Leave out the pictures and retype only the lines from the opening line to the line that holds "import * as", both ends included.

## Source excerpt
::::

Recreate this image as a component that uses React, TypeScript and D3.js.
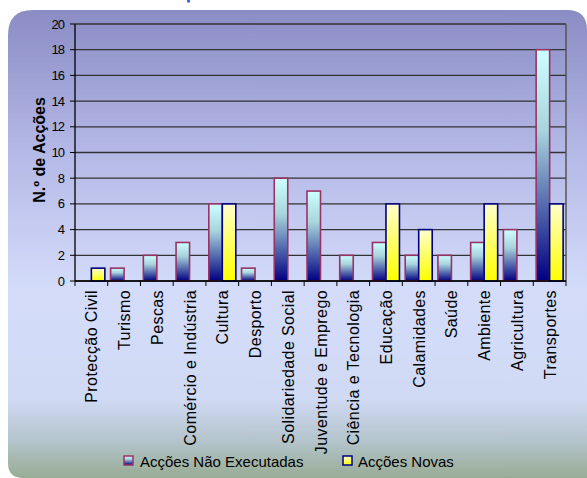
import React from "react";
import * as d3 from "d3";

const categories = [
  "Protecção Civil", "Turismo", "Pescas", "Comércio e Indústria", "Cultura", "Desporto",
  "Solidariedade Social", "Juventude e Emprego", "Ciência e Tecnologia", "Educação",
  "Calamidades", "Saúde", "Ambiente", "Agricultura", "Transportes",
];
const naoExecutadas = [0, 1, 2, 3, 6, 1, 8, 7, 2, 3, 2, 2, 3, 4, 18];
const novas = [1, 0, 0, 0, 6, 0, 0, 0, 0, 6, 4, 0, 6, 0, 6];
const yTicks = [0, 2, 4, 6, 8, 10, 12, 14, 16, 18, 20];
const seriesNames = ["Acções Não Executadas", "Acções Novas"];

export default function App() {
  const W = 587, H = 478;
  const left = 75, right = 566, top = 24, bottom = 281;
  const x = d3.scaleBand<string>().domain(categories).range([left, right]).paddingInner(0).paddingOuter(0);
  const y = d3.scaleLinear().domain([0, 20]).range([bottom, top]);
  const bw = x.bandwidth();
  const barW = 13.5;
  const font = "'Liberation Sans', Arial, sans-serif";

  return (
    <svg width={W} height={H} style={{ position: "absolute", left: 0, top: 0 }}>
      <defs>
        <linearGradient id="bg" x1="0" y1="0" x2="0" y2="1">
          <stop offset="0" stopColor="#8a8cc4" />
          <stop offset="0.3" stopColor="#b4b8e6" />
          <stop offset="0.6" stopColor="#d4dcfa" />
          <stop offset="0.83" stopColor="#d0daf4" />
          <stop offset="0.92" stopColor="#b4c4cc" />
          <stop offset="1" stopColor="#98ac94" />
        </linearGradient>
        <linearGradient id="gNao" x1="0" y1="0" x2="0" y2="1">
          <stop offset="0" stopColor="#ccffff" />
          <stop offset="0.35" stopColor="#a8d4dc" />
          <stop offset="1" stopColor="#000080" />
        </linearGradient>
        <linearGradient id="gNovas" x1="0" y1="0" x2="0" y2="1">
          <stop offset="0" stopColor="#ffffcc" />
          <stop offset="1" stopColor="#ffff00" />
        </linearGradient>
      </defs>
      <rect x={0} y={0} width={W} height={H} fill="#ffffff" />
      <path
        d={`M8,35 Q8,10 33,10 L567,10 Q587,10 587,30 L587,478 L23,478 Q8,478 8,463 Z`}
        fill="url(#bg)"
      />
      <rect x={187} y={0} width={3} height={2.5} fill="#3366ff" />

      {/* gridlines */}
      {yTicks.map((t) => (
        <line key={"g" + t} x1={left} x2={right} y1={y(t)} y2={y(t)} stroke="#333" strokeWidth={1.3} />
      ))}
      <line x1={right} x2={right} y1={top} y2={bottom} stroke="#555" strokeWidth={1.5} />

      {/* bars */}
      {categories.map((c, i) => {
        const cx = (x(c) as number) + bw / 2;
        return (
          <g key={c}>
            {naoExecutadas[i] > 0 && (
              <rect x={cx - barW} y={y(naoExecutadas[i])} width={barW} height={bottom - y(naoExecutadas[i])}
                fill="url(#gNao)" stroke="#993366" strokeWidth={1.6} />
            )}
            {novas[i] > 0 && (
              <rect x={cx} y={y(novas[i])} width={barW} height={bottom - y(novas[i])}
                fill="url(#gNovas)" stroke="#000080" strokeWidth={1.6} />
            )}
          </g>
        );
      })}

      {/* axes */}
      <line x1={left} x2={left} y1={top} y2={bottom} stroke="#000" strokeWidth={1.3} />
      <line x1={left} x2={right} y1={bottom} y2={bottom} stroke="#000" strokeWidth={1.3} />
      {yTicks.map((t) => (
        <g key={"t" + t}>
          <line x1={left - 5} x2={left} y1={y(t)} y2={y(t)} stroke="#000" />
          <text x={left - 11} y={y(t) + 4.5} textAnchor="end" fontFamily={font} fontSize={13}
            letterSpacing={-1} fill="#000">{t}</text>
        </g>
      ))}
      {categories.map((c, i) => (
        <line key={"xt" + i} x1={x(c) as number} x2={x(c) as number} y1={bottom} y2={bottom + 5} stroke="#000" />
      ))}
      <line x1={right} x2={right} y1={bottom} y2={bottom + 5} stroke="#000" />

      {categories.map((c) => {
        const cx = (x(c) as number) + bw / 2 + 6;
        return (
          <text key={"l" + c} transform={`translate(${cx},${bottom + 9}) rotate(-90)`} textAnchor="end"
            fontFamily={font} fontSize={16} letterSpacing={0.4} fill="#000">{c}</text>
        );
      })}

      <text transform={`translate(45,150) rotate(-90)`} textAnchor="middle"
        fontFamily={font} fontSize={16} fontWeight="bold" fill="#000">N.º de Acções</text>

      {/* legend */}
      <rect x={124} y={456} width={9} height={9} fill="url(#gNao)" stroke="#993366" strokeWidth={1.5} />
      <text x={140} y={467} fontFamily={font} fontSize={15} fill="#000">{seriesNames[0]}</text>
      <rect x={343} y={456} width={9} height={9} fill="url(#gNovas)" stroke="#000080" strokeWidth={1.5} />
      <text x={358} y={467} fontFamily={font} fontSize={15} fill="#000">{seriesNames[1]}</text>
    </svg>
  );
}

::::

## Solution to this task
Recreate this image as a component that uses React, TypeScript and D3.js.
import React from "react";
import * as d3 from "d3";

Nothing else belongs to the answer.